**Short task**
Retype the whole listing, please, keeping every line exact and dropping the pictures.

**Provided data**
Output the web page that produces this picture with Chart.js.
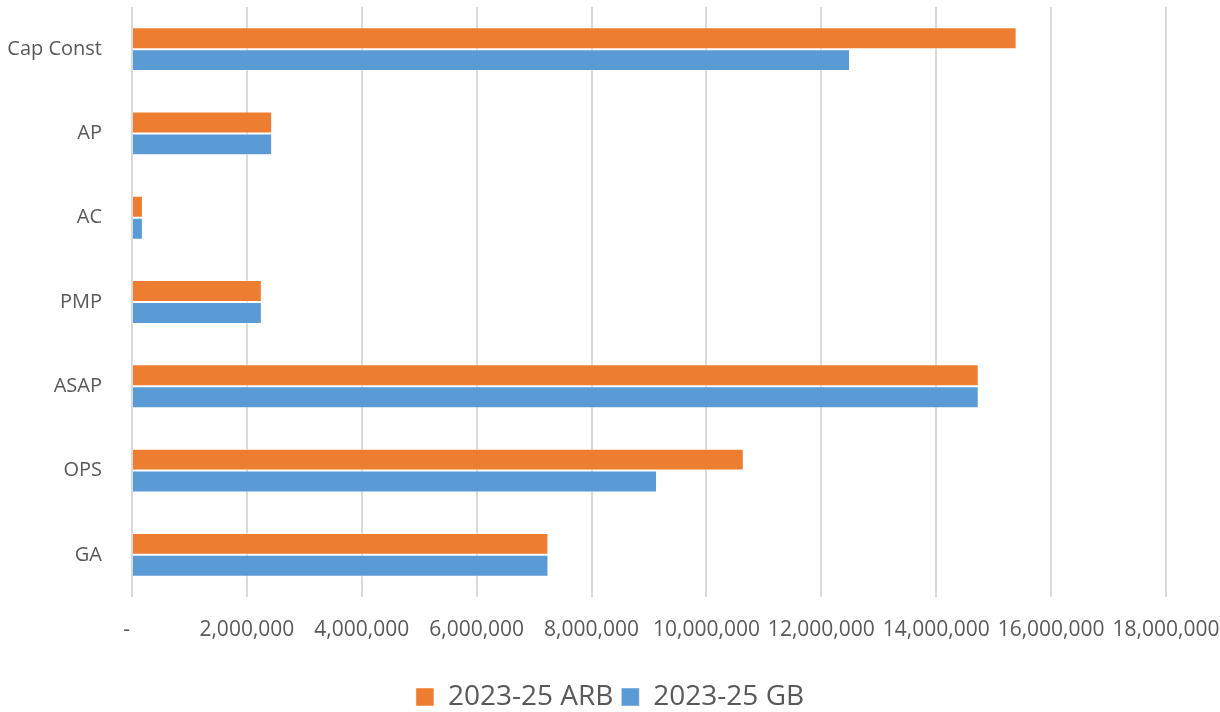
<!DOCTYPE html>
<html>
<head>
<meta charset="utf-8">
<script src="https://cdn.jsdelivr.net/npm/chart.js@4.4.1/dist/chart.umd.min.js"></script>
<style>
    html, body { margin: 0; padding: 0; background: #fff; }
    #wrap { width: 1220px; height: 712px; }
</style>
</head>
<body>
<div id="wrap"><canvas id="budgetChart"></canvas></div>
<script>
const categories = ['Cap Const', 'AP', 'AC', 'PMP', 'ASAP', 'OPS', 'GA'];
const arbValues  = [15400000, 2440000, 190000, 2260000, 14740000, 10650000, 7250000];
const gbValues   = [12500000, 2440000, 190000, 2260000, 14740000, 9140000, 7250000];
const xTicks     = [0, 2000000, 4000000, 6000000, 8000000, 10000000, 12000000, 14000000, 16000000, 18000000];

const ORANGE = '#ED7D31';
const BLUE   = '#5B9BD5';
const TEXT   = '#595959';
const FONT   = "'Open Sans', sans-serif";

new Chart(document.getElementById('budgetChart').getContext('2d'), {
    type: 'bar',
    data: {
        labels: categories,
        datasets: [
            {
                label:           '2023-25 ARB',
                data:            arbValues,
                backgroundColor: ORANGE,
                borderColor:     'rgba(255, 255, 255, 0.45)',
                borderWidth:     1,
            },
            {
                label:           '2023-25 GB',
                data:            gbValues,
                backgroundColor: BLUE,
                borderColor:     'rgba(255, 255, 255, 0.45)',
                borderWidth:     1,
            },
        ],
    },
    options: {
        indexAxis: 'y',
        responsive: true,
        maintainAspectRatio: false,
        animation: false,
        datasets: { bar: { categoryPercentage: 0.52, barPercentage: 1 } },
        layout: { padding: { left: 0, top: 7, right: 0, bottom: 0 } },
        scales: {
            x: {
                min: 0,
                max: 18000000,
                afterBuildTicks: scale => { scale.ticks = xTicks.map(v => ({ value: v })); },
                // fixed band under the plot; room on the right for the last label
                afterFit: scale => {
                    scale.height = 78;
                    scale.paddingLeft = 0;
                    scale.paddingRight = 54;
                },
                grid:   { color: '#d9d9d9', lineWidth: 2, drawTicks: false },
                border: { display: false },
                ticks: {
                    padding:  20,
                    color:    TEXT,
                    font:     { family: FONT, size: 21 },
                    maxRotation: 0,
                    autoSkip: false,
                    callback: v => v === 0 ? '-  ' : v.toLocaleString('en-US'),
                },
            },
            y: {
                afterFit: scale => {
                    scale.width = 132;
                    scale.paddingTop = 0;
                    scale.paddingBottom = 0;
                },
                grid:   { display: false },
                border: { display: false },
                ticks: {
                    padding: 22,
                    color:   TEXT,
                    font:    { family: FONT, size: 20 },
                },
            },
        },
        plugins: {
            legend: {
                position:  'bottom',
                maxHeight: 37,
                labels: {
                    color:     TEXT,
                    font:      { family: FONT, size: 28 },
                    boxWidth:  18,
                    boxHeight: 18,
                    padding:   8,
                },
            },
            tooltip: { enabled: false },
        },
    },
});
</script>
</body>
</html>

**Written solution**
Output the web page that produces this picture with Chart.js.
<!DOCTYPE html>
<html>
<head>
<meta charset="utf-8">
<script src="https://cdn.jsdelivr.net/npm/chart.js@4.4.1/dist/chart.umd.min.js"></script>
<style>
    html, body { margin: 0; padding: 0; background: #fff; }
    #wrap { width: 1220px; height: 712px; }
</style>
</head>
<body>
<div id="wrap"><canvas id="budgetChart"></canvas></div>
<script>
const categories = ['Cap Const', 'AP', 'AC', 'PMP', 'ASAP', 'OPS', 'GA'];
const arbValues  = [15400000, 2440000, 190000, 2260000, 14740000, 10650000, 7250000];
const gbValues   = [12500000, 2440000, 190000, 2260000, 14740000, 9140000, 7250000];
const xTicks     = [0, 2000000, 4000000, 6000000, 8000000, 10000000, 12000000, 14000000, 16000000, 18000000];

const ORANGE = '#ED7D31';
const BLUE   = '#5B9BD5';
const TEXT   = '#595959';
const FONT   = "'Open Sans', sans-serif";

new Chart(document.getElementById('budgetChart').getContext('2d'), {
    type: 'bar',
    data: {
        labels: categories,
        datasets: [
            {
                label:           '2023-25 ARB',
                data:            arbValues,
                backgroundColor: ORANGE,
                borderColor:     'rgba(255, 255, 255, 0.45)',
                borderWidth:     1,
            },
            {
                label:           '2023-25 GB',
                data:            gbValues,
                backgroundColor: BLUE,
                borderColor:     'rgba(255, 255, 255, 0.45)',
                borderWidth:     1,
            },
        ],
    },
    options: {
        indexAxis: 'y',
        responsive: true,
        maintainAspectRatio: false,
        animation: false,
        datasets: { bar: { categoryPercentage: 0.52, barPercentage: 1 } },
        layout: { padding: { left: 0, top: 7, right: 0, bottom: 0 } },
        scales: {
            x: {
                min: 0,
                max: 18000000,
                afterBuildTicks: scale => { scale.ticks = xTicks.map(v => ({ value: v })); },
                // fixed band under the plot; room on the right for the last label
                afterFit: scale => {
                    scale.height = 78;
                    scale.paddingLeft = 0;
                    scale.paddingRight = 54;
                },
                grid:   { color: '#d9d9d9', lineWidth: 2, drawTicks: false },
                border: { display: false },
                ticks: {
                    padding:  20,
                    color:    TEXT,
                    font:     { family: FONT, size: 21 },
                    maxRotation: 0,
                    autoSkip: false,
                    callback: v => v === 0 ? '-  ' : v.toLocaleString('en-US'),
                },
            },
            y: {
                afterFit: scale => {
                    scale.width = 132;
                    scale.paddingTop = 0;
                    scale.paddingBottom = 0;
                },
                grid:   { display: false },
                border: { display: false },
                ticks: {
                    padding: 22,
                    color:   TEXT,
                    font:    { family: FONT, size: 20 },
                },
            },
        },
        plugins: {
            legend: {
                position:  'bottom',
                maxHeight: 37,
                labels: {
                    color:     TEXT,
                    font:      { family: FONT, size: 28 },
                    boxWidth:  18,
                    boxHeight: 18,
                    padding:   8,
                },
            },
            tooltip: { enabled: false },
        },
    },
});
</script>
</body>
</html>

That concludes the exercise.